What is being asked: Leave out the pictures, and retype only the lines from the beginning of the material through the line that contains "(no) at (635.5,468.5)", including both.

****************

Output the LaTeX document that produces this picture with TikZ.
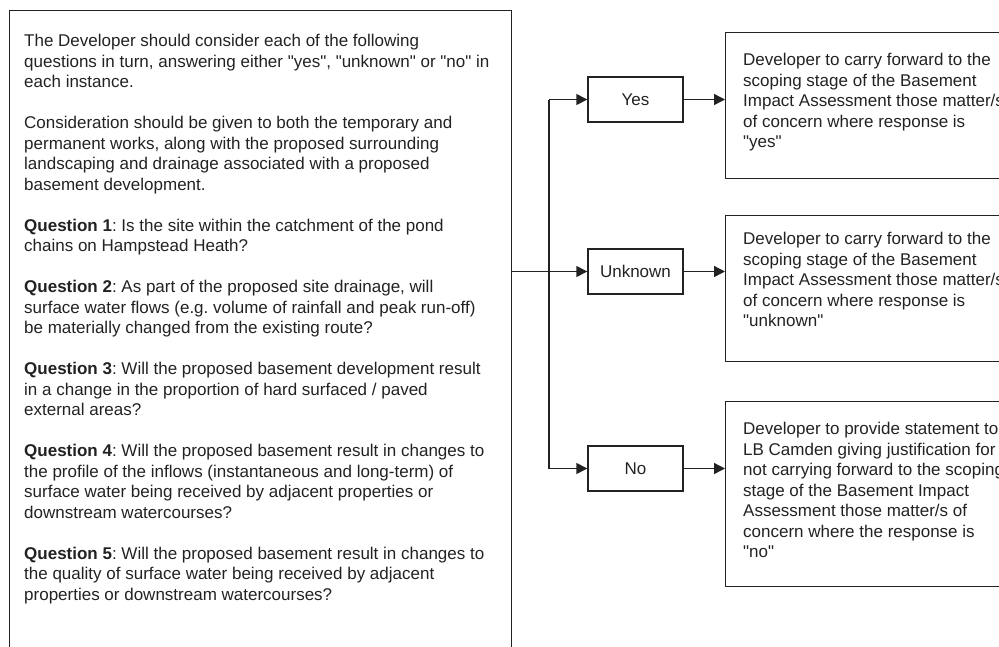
\documentclass[tikz,border=0pt]{standalone}
\usepackage{fontspec}
\setmainfont{Liberation Sans}[Ligatures=TeXOff]
\usetikzlibrary{arrows.meta}
\definecolor{ink}{HTML}{222222}
\frenchspacing
\begin{document}
\begin{tikzpicture}[x=1pt,y=-1pt,
  txt/.style={font=\fontsize{17}{20.5}\selectfont, text=ink},
  box/.style={draw=ink, line width=1.4pt, inner sep=0pt},
  ansbox/.style={box, txt, minimum width=95pt, minimum height=45pt},
  para/.style={txt, align=left, inner sep=0pt, anchor=north west},
  link/.style={draw=ink, line width=1.4pt},
  arr/.style={link, -{Triangle[length=11pt,width=11pt]}},
]
\useasboundingbox (0,0) rectangle (999,646);
\clip (0,0) rectangle (999,646);

% boxes
\node[box, anchor=north west, minimum width=502pt, minimum height=700pt] (qbox) at (9,10) {};
\node[box, anchor=north west, minimum width=300pt, minimum height=146pt] (ryes) at (725,32) {};
\node[box, anchor=north west, minimum width=300pt, minimum height=146pt] (runk) at (725,215) {};
\node[box, anchor=north west, minimum width=300pt, minimum height=185pt] (rno) at (725,401) {};

\node[ansbox] (yes) at (635.5,99.5) {Yes};
\node[ansbox] (unk) at (635.5,271.5) {Unknown};
\node[ansbox] (no) at (635.5,468.5) {No};

% texts
\node[para] (qtext) at (24,34) {The Developer should consider each of the following\\
questions in turn, answering either "yes", "unknown" or "no" in\\
each instance.\\[20.5pt]
Consideration should be given to both the temporary and\\
permanent works, along with the proposed surrounding\\
landscaping and drainage associated with a proposed\\
basement development.\\[20.5pt]
\textbf{Question 1}: Is the site within the catchment of the pond\\
chains on Hampstead Heath?\\[20.5pt]
\textbf{Question 2}: As part of the proposed site drainage, will\\
surface water flows (e.g. volume of rainfall and peak run-off)\\
be materially changed from the existing route?\\[20.5pt]
\textbf{Question 3}: Will the proposed basement development result\\
in a change in the proportion of hard surfaced / paved\\
external areas?\\[20.5pt]
\textbf{Question 4}: Will the proposed basement result in changes to\\
the profile of the inflows (instantaneous and long-term) of\\
surface water being received by adjacent properties or\\
downstream watercourses?\\[20.5pt]
\textbf{Question 5}: Will the proposed basement result in changes to\\
the quality of surface water being received by adjacent\\
properties or downstream watercourses?};

\node[para] (tyes) at (743,53) {Developer to carry forward to the\\
scoping stage of the Basement\\
Impact Assessment those matter/s\\
of concern where response is\\
"yes"};
\node[para] (tunk) at (743,232) {Developer to carry forward to the\\
scoping stage of the Basement\\
Impact Assessment those matter/s\\
of concern where response is\\
"unknown"};
\node[para] (tno) at (743,422) {Developer to provide statement to\\
LB Camden giving justification for\\
not carrying forward to the scoping\\
stage of the Basement Impact\\
Assessment those matter/s of\\
concern where the response is\\
"no"};

% connectors
\coordinate (trunk) at (549,271.5);
\draw[arr] (qbox.east |- unk) -- (unk.west);
\draw[link] (trunk |- yes) -- (trunk |- no);
\draw[arr] (trunk |- yes) -- (yes.west);
\draw[arr] (trunk |- no) -- (no.west);
\draw[arr] (yes.east) -- (ryes.west |- yes);
\draw[arr] (unk.east) -- (runk.west |- unk);
\draw[arr] (no.east) -- (rno.west |- no);
\end{tikzpicture}
\end{document}
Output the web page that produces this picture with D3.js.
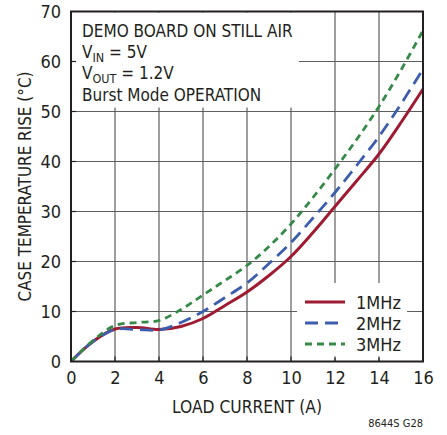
<!DOCTYPE html>
<html>
<head>
<meta charset="utf-8">
<script src="https://cdn.jsdelivr.net/npm/d3@7"></script>
<style>
  body { margin: 0; background: #fff; }
  svg text { font-family: "Liberation Sans Narrow", "DejaVu Sans Condensed", sans-serif; fill: #231f20; }
</style>
</head>
<body>
<svg id="chart" width="447" height="435"></svg>
<script>
// load current (A)
var current = [0, 1, 2, 3, 4, 5, 6, 7, 8, 9, 10, 11, 12, 13, 14, 15, 16];
// case temperature rise (C) per switching frequency
var rise1MHz = [0, 4.0, 6.5, 6.8, 6.4, 7.0, 8.6, 11.2, 13.9, 17.2, 21, 25.8, 31, 36.2, 41.5, 47.8, 54.5];
var rise2MHz = [0, 4.0, 6.4, 6.4, 6.3, 7.8, 10, 12.8, 15.7, 19.6, 23.8, 28.7, 33.8, 39.3, 45, 51.5, 58.5];
var rise3MHz = [0, 4.2, 7.2, 7.8, 8.2, 10.4, 13.3, 16.2, 19.2, 23, 27.5, 32.8, 38.5, 44.5, 51, 58.3, 66.2];

var xTicks = [0, 2, 4, 6, 8, 10, 12, 14, 16];
var yTicks = [0, 10, 20, 30, 40, 50, 60, 70];

var seriesNames = ["1MHz", "2MHz", "3MHz"];
var seriesColors = ["#9e1b32", "#3d5ead", "#368a48"];
var seriesDash = [null, "13,7", "7,5"];
var notes = ["DEMO BOARD ON STILL AIR", "V|IN| = 5V", "V|OUT| = 1.2V", "Burst Mode OPERATION"];

var svg = d3.select("#chart");
var pLeft = 71, pRight = 423, pTop = 11.5, pBottom = 361.5;

var x = d3.scaleLinear().domain([0, 16]).range([pLeft, pRight]);
var y = d3.scaleLinear().domain([0, 70]).range([pBottom, pTop]);

svg.append("rect").attr("width", 447).attr("height", 435).attr("fill", "#fff");

// grid
var grid = svg.append("g").attr("stroke", "#5e5e5e").attr("stroke-width", 1.2);
grid.selectAll(".gx").data(xTicks.slice(1, -1)).enter().append("line")
  .attr("x1", d => x(d)).attr("x2", d => x(d)).attr("y1", pTop).attr("y2", pBottom);
grid.selectAll(".gy").data(yTicks.slice(1, -1)).enter().append("line")
  .attr("x1", pLeft).attr("x2", pRight).attr("y1", d => y(d)).attr("y2", d => y(d));

// boxes that hide the grid behind the text and the legend
svg.append("rect").attr("x", pLeft + 1).attr("y", pTop + 1).attr("width", 227).attr("height", 95).attr("fill", "#fff");
svg.append("rect").attr("x", 297).attr("y", 283).attr("width", 110).attr("height", 75).attr("fill", "#fff");

// inward ticks
var ticks = svg.append("g").attr("stroke", "#231f20").attr("stroke-width", 1.2);
ticks.selectAll(".tx").data(xTicks.slice(1, -1)).enter().append("line")
  .attr("x1", d => x(d)).attr("x2", d => x(d)).attr("y1", pBottom).attr("y2", pBottom - 5);
ticks.selectAll(".ty").data(yTicks.slice(1, -1)).enter().append("line")
  .attr("x1", pLeft).attr("x2", pLeft + 5).attr("y1", d => y(d)).attr("y2", d => y(d));

// curves
svg.append("clipPath").attr("id", "plot").append("rect")
  .attr("x", pLeft).attr("y", pTop).attr("width", pRight - pLeft).attr("height", pBottom - pTop);

var line = d3.line().x(d => x(d[0])).y(d => y(d[1])).curve(d3.curveCatmullRom);
[rise1MHz, rise2MHz, rise3MHz].forEach(function (vals, i) {
  svg.append("path")
    .datum(current.map((c, j) => [c, vals[j]]))
    .attr("clip-path", "url(#plot)")
    .attr("d", line)
    .attr("fill", "none")
    .attr("stroke", seriesColors[i])
    .attr("stroke-width", i == 0 ? 3 : 2.8)
    .attr("stroke-dasharray", seriesDash[i]);
});

// frame
svg.append("rect").attr("x", pLeft).attr("y", pTop).attr("width", pRight - pLeft).attr("height", pBottom - pTop)
  .attr("fill", "none").attr("stroke", "#231f20").attr("stroke-width", 2);

// axes labels
var xAxis = svg.append("g").attr("transform", "translate(0," + pBottom + ")")
  .call(d3.axisBottom(x).tickValues(xTicks).tickSize(0).tickPadding(10));
var yAxis = svg.append("g").attr("transform", "translate(" + pLeft + ",0)")
  .call(d3.axisLeft(y).tickValues(yTicks).tickSize(0).tickPadding(10));
[xAxis, yAxis].forEach(function (a) {
  a.select(".domain").remove();
  a.attr("font-family", null);
  a.selectAll("text").attr("font-size", 18).attr("font-family", null).attr("fill", null);
});

svg.append("text").attr("x", (pLeft + pRight) / 2).attr("y", 413).attr("text-anchor", "middle")
  .attr("font-size", 18).attr("textLength", 150).attr("lengthAdjust", "spacingAndGlyphs")
  .text("LOAD CURRENT (A)");
svg.append("text").attr("transform", "translate(31," + (pTop + pBottom) / 2 + ") rotate(-90)")
  .attr("text-anchor", "middle").attr("font-size", 18).attr("textLength", 230).attr("lengthAdjust", "spacingAndGlyphs")
  .text("CASE TEMPERATURE RISE (°C)");

// notes
notes.forEach(function (n, i) {
  var t = svg.append("text").attr("x", 82).attr("y", 37 + i * 21.2).attr("font-size", 17);
  var parts = n.split("|");
  t.append("tspan").text(parts[0]);
  if (parts.length > 1) {
    t.append("tspan").attr("font-size", 12.5).attr("dy", 3.5).text(parts[1]);
    t.append("tspan").attr("dy", -3.5).text(parts[2]);
  }
});

// legend
seriesNames.forEach(function (name, i) {
  var ly = 302 + i * 21;
  svg.append("line").attr("x1", 305).attr("x2", 345).attr("y1", ly).attr("y2", ly)
    .attr("stroke", seriesColors[i]).attr("stroke-width", 3).attr("stroke-dasharray", seriesDash[i]);
  svg.append("text").attr("x", 356).attr("y", ly + 6.5).attr("font-size", 18).text(name);
});

svg.append("text").attr("x", pRight).attr("y", 427).attr("text-anchor", "end")
  .attr("font-size", 11).text("8644S G28");
</script>
</body>
</html>
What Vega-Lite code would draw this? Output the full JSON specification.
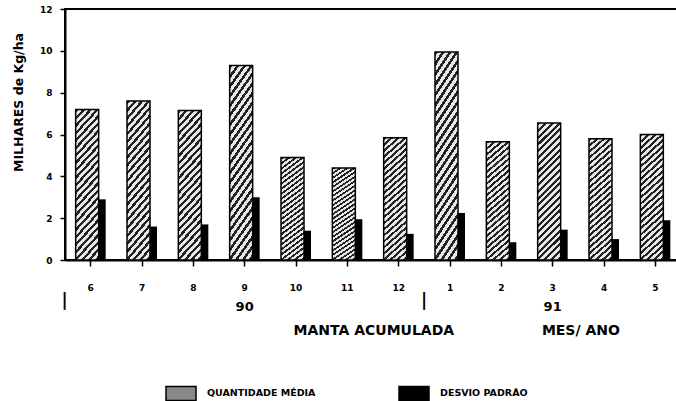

****************

Right answer:
Output the LaTeX document that produces this picture with TikZ.
\documentclass[tikz,border=0pt]{standalone}
\usepackage{fontspec}
\setmainfont{Liberation Sans}[Ligatures=TeXOff]
\usetikzlibrary{arrows.meta}
\definecolor{ink}{HTML}{222222}
\frenchspacing
\begin{document}
\begin{tikzpicture}[x=1pt,y=-1pt,
  txt/.style={font=\fontsize{17}{20.5}\selectfont, text=ink},
  box/.style={draw=ink, line width=1.4pt, inner sep=0pt},
  ansbox/.style={box, txt, minimum width=95pt, minimum height=45pt},
  para/.style={txt, align=left, inner sep=0pt, anchor=north west},
  link/.style={draw=ink, line width=1.4pt},
  arr/.style={link, -{Triangle[length=11pt,width=11pt]}},
]
\useasboundingbox (0,0) rectangle (999,646);
\clip (0,0) rectangle (999,646);

% boxes
\node[box, anchor=north west, minimum width=502pt, minimum height=700pt] (qbox) at (9,10) {};
\node[box, anchor=north west, minimum width=300pt, minimum height=146pt] (ryes) at (725,32) {};
\node[box, anchor=north west, minimum width=300pt, minimum height=146pt] (runk) at (725,215) {};
\node[box, anchor=north west, minimum width=300pt, minimum height=185pt] (rno) at (725,401) {};

\node[ansbox] (yes) at (635.5,99.5) {Yes};
\node[ansbox] (unk) at (635.5,271.5) {Unknown};
\node[ansbox] (no) at (635.5,468.5) {No};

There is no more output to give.